## Exercise requirements:
Starting at the first line of the listing below, repeat each line exactly until the line containing "import plotly.graph_objects as go", which you include. Leave out pictures.

— START Information supplied —

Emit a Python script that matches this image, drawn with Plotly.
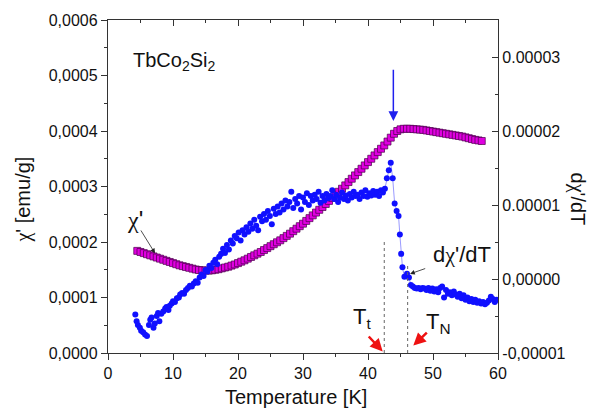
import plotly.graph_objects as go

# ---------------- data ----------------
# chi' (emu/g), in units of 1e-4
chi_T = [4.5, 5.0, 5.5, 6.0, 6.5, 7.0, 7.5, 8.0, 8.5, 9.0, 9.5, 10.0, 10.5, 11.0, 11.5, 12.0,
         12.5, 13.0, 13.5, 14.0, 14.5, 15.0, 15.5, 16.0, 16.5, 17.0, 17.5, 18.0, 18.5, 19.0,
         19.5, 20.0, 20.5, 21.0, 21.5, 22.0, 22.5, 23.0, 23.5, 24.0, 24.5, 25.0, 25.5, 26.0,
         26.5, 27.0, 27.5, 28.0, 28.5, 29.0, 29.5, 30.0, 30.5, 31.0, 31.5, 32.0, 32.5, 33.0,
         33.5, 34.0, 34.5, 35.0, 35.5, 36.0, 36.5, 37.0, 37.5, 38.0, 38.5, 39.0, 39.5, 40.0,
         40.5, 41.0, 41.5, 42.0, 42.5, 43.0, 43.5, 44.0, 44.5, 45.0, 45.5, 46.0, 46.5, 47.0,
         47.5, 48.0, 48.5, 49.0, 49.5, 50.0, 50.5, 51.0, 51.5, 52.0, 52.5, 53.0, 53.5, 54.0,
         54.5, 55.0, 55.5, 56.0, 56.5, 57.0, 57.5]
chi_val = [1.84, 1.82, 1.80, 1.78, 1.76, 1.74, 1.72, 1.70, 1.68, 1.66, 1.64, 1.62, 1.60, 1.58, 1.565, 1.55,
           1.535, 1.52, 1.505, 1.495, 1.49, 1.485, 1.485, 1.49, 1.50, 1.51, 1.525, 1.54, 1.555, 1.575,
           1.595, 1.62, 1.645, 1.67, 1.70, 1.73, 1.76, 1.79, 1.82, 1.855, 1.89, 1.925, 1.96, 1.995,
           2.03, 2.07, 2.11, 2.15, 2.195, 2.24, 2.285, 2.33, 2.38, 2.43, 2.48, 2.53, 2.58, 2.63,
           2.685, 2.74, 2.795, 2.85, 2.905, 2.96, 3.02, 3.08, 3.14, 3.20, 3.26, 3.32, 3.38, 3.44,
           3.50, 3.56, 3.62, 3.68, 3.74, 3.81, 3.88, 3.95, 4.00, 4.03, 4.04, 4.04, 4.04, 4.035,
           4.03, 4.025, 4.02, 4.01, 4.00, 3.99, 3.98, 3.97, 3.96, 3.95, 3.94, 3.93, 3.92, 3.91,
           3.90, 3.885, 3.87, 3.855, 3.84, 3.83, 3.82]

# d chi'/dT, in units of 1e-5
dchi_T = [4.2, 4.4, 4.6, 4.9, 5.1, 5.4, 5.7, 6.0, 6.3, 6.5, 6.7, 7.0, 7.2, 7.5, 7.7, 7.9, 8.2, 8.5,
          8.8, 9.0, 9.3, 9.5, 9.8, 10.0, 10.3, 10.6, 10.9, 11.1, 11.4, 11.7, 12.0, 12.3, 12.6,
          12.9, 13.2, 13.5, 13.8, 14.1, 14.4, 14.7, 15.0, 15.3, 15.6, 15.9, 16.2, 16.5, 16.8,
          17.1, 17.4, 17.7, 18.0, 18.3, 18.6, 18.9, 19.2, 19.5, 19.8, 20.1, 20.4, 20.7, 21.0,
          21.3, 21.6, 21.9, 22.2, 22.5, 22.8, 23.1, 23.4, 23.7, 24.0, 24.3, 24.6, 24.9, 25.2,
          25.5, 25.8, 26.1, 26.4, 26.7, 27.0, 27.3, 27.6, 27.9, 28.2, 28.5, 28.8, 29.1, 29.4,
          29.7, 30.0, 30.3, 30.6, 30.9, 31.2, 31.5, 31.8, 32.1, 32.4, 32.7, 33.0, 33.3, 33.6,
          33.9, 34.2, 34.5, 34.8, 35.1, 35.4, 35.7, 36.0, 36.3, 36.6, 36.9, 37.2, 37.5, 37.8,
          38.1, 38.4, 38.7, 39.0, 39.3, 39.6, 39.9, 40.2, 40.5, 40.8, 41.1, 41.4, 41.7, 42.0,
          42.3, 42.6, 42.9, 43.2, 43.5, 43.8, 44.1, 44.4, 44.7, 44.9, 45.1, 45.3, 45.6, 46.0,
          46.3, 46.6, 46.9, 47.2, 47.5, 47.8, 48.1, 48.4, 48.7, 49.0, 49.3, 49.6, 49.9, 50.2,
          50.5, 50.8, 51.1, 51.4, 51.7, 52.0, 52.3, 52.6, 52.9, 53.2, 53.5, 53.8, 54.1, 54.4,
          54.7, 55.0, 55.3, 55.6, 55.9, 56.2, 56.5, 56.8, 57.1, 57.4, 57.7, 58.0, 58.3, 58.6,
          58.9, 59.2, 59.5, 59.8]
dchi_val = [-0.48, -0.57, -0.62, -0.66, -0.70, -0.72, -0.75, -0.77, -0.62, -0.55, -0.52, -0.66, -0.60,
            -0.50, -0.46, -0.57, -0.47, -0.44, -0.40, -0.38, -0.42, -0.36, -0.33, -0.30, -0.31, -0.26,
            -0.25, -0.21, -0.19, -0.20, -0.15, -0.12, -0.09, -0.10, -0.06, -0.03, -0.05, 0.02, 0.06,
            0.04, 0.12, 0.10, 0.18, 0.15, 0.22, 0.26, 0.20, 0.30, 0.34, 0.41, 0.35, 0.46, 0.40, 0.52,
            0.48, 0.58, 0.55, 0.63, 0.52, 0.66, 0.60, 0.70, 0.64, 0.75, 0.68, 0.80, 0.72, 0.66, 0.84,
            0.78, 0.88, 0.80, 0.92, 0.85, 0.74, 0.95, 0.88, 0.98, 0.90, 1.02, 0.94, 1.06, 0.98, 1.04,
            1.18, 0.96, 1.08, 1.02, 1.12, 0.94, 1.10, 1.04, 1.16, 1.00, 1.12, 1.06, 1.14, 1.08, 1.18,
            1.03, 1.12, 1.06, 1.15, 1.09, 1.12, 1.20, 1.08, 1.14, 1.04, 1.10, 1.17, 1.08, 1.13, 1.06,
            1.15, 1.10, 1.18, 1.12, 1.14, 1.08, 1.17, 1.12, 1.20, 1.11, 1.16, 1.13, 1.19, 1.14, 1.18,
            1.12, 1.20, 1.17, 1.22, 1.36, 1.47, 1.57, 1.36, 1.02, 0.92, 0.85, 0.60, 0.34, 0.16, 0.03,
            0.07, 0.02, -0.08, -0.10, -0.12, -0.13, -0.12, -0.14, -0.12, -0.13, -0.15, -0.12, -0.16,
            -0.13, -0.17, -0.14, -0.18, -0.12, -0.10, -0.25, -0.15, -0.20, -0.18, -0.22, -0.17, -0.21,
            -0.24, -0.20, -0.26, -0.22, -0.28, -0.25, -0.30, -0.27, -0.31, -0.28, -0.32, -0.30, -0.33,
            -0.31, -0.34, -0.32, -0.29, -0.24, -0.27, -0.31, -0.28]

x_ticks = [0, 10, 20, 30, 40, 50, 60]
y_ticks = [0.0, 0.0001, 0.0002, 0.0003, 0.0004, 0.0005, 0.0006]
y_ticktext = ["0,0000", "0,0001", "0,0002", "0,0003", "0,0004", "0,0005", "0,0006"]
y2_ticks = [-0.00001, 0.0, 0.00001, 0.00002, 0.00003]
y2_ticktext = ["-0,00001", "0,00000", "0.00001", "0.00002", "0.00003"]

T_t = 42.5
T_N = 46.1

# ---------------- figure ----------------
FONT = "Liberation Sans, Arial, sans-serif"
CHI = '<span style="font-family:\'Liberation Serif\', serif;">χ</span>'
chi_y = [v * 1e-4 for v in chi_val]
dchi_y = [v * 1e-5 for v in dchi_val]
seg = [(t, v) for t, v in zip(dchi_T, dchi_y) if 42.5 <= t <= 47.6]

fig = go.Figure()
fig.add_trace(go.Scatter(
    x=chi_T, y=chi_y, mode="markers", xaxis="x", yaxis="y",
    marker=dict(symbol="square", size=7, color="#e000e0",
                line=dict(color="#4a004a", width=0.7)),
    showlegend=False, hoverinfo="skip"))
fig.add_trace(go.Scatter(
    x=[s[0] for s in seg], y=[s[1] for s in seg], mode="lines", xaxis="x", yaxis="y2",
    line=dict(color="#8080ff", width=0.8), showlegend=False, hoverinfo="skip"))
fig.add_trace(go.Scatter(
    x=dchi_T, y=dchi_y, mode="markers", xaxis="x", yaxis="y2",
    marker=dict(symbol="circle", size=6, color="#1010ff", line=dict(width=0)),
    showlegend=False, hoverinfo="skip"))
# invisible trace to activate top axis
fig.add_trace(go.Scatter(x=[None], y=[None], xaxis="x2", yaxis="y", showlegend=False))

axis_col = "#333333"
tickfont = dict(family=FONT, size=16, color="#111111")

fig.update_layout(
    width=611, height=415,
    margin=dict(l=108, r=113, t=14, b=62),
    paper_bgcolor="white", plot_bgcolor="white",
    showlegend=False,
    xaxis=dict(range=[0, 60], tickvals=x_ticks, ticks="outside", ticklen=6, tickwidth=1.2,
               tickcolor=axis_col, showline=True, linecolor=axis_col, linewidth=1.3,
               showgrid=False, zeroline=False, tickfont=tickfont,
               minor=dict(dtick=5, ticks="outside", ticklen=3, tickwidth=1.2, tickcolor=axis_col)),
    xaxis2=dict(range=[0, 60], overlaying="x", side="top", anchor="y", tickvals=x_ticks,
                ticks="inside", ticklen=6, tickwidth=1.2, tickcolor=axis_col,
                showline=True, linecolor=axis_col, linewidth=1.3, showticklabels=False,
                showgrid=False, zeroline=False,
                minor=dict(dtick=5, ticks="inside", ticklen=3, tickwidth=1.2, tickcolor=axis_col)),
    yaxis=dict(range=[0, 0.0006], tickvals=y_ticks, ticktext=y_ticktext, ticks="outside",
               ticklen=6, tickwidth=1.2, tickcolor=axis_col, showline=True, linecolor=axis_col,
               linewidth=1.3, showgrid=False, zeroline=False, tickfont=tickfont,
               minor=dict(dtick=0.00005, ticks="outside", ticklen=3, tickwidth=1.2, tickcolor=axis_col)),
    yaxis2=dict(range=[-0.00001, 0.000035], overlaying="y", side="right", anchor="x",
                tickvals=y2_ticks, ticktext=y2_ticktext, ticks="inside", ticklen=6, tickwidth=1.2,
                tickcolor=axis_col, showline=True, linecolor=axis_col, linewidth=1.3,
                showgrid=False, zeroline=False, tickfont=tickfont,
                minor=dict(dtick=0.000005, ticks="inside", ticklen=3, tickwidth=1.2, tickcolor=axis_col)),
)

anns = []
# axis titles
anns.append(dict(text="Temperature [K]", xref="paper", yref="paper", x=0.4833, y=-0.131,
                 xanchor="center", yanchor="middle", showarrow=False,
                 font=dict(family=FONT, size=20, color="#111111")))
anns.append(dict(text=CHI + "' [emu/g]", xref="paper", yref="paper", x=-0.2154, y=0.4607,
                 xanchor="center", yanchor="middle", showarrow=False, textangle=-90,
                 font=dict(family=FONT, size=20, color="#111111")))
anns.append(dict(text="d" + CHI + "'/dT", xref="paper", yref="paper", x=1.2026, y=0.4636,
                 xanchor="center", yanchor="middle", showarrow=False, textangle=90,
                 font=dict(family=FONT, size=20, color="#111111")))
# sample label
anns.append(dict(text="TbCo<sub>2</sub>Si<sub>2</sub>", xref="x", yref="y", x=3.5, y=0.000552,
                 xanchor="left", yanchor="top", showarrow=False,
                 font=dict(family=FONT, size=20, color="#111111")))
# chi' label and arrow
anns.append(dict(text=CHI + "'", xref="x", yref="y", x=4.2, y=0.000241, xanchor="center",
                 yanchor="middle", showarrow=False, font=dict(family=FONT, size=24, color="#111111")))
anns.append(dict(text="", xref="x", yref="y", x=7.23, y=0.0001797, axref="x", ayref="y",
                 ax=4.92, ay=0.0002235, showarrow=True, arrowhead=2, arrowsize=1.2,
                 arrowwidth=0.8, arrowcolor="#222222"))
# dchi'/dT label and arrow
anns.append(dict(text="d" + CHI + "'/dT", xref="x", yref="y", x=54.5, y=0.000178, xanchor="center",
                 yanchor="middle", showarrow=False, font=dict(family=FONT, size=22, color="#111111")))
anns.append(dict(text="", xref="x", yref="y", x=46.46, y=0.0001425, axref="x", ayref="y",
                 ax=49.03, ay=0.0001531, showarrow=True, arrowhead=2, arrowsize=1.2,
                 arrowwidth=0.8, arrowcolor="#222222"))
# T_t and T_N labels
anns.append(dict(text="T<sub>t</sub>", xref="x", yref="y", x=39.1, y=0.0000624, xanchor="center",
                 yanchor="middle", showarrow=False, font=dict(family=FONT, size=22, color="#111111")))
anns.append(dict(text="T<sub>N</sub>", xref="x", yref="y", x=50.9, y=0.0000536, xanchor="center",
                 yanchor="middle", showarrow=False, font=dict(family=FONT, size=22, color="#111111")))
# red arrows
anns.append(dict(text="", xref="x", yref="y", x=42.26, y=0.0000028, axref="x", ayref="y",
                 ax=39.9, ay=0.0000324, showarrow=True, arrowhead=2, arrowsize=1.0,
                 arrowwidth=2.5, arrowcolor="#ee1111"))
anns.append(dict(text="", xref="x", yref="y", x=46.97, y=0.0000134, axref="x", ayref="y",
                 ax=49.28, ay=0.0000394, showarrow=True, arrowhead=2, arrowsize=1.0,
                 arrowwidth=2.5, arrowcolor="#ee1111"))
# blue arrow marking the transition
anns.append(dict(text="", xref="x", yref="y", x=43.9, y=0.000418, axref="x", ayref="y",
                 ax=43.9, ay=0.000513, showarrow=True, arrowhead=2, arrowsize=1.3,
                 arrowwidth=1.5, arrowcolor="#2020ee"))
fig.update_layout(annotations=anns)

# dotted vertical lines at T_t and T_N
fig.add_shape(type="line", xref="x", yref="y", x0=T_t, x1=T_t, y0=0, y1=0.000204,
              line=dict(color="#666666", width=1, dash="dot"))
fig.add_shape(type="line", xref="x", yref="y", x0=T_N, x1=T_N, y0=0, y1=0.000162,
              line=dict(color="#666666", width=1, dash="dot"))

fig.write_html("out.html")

— END Information supplied —

## Solution to this task:
Emit a Python script that matches this image, drawn with Plotly.
import plotly.graph_objects as go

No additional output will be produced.